Perhaps this is why we find unskilled interns, or recent grads, managing these things? Food for thought.
The challenge with content is to realign the financial model
McGovern indicates that content itself has no value; it’s everything else around it that has value. He says:
Content is not where the value lies. It is the channel to the value, the enabler of the value. Very little value resides in content itself but on the next link of the chain, lots of value resides.
Content itself is valuable, because without it working for you, you will not convert your customers, have conversations with your customers, or even align your online activity with your business strategy. This is where we come to a realignment and re‐envisioning of the financial model.
The challenge in the 21st century is to find a business model that understands, supports, and values the input that content has; and, by extension, those professionals who drive it.
It’s not a new concept. This has been written about for at least three years. No doubt it has been around for a lot longer. Joe Pulizzi commented in 2011 that content for marketing should be viewed as an ‘asset’.
Pulizzi at the time wrote the very truthful comment that ‘we are all publishers’ and that businesses need to think about content as though they are exactly that. He says:
In our soon‐to‐be‐released content marketing study, six of 10 marketing professionals are increasing their investment in content marketing (less than 5% are decreasing investment).
For that reason alone, we need to think differently about acquiring content assets.
Yes, you are not acquiring content expenses.
More recently (in fact, on the same day that McGovern’s piece was published), Tom Albrighton published a very detailed analysis of content as an ‘asset’. Content strategists are more aligned with accountants than they’d like to imagine.
Albrighton argues that pieces of content in and of themselves acquire greater value because of the place that content has in your business. He writes:
Suppose your business publishes an online ‘how‐to’ guide on lawnmower maintenance. Your guide has lasting relevance and, with minor updates, can stay online indefinitely. It proves popular, is shared widely and soon ranks highly for popular search terms like ‘how to mend a lawnmower’. As a result, it attracts web traffic and builds trust in your brand, giving you an edge over competitors. If some of that traffic or goodwill converts to sales, you are realising ongoing economic benefit from a resource that you control – in other words, your content is an asset rather than an expense.

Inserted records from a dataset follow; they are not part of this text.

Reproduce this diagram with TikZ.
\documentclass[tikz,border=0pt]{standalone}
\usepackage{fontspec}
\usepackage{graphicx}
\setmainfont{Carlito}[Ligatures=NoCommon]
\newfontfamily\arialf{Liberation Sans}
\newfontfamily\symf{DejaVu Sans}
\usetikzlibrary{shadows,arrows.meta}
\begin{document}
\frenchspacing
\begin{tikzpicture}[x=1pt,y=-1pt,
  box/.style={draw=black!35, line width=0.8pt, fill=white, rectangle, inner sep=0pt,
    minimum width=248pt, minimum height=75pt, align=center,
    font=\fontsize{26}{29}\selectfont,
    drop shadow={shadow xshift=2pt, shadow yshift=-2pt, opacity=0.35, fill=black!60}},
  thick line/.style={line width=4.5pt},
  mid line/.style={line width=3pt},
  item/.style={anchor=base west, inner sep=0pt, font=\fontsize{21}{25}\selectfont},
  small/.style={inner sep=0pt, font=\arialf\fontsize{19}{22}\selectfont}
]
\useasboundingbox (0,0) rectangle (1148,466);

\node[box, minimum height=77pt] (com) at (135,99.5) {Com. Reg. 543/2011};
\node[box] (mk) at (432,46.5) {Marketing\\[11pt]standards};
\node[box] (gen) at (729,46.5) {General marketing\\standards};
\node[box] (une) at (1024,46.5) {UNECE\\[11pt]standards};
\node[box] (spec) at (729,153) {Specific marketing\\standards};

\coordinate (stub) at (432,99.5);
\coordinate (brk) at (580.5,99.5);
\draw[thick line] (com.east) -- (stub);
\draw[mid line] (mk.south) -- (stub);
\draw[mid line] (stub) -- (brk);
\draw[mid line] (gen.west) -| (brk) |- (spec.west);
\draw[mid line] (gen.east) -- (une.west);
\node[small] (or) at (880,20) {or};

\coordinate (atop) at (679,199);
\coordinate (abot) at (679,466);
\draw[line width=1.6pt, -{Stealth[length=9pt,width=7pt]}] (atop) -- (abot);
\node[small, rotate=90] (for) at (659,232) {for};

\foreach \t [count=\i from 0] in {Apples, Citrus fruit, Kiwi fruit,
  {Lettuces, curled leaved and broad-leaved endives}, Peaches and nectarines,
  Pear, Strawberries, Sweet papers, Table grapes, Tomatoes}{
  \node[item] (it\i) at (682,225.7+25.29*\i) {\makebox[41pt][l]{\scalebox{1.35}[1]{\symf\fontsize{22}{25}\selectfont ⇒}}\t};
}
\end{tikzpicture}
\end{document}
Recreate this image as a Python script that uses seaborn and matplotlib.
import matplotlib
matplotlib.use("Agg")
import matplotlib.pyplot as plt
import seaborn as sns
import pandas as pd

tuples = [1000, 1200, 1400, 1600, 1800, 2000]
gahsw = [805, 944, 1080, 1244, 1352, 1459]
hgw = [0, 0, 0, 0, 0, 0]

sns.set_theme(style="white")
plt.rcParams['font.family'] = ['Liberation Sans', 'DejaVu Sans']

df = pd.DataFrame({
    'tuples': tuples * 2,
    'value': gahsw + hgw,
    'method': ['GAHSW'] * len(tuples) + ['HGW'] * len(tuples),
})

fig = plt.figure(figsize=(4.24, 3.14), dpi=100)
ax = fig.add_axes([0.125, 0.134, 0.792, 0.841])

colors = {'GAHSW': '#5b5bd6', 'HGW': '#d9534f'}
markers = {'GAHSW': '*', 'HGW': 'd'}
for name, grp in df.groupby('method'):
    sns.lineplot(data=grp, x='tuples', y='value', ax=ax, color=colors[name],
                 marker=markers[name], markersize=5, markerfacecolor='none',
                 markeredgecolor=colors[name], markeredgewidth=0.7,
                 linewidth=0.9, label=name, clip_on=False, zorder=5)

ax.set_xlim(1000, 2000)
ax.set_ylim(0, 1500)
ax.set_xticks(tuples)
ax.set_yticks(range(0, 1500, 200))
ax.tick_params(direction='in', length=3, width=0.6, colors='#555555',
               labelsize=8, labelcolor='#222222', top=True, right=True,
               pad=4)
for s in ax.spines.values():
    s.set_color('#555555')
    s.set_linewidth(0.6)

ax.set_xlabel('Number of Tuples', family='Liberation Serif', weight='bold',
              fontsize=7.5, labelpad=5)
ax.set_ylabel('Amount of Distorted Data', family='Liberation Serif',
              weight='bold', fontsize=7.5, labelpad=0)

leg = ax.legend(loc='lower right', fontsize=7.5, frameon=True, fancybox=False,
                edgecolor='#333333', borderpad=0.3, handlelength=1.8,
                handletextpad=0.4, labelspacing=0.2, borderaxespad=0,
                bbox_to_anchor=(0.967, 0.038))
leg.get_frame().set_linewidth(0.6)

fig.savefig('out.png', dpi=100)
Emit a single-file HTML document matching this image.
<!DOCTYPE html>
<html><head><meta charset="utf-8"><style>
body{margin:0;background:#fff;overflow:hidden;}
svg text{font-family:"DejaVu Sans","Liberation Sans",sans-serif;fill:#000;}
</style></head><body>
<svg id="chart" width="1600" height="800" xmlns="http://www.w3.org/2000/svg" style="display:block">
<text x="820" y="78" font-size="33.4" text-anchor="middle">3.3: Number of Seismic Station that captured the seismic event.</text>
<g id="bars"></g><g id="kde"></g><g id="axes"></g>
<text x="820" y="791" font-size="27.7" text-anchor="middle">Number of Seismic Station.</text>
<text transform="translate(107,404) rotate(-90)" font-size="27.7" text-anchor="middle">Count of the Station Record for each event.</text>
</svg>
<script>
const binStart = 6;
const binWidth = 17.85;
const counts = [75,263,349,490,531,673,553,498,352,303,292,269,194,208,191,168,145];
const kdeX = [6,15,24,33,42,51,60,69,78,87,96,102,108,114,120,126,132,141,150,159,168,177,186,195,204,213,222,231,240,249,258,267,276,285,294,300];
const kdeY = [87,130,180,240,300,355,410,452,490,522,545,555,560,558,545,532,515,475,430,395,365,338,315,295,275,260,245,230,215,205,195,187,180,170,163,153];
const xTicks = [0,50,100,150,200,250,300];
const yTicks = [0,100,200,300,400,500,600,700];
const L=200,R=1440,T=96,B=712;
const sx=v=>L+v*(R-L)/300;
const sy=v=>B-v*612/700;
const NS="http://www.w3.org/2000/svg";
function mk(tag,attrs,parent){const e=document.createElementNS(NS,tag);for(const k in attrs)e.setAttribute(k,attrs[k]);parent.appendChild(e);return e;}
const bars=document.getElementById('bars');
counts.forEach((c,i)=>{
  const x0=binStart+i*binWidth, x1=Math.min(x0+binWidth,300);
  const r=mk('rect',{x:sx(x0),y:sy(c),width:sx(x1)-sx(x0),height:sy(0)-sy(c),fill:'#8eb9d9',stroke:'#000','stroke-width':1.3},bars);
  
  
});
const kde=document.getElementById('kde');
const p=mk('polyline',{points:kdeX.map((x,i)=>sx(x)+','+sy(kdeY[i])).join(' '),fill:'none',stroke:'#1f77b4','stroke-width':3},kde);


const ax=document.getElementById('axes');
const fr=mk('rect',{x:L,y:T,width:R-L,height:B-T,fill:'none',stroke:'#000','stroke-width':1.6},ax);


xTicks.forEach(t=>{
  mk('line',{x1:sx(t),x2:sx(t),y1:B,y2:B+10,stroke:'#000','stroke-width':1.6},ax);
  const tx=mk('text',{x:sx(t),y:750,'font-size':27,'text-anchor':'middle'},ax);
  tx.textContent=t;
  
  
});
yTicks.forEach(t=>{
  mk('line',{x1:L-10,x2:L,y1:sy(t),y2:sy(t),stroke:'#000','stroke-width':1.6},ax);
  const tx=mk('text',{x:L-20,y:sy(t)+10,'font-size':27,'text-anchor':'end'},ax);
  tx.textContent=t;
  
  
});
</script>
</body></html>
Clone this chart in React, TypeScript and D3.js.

To McGovern, this can be simplified down to ‘links’ and proving value to other channels. It’s an oversimplification because the notion of linking and channels can’t give us a value on ‘brand trust’ or ‘competitive edge’. All that McGovern’s model does is value the sales at the end of it.
Instead, Albrighton presents a method by which the value of the content itself can be measured and registered as an asset to your business. It’s well worth a read, I recommend it, if for no other reason than it’s good brain food. You can spend time with it here.
If you consider that content is an asset, then McGovern’s argument is nullified. Content in and of itself does have value; it can be considered an asset; and the cost of creation is therefore factored in. Further consideration tells us that the creators of that content (the content professionals) provide a significant value‐adding service to a business, and ought to be recompensed appropriately.
McGovern’s statement that “Call it ironical that in a world that runs on content those who create it are not valued. Call it unfair, call it what you want. It’s reality”, is really not productive for anybody. Businesses and content professionals need innovation and creative thinking in this area more than we need to suck it up and rely on out‐dated models of valuation.
How do you value content, in your business? Is it an expense? Or is it an asset?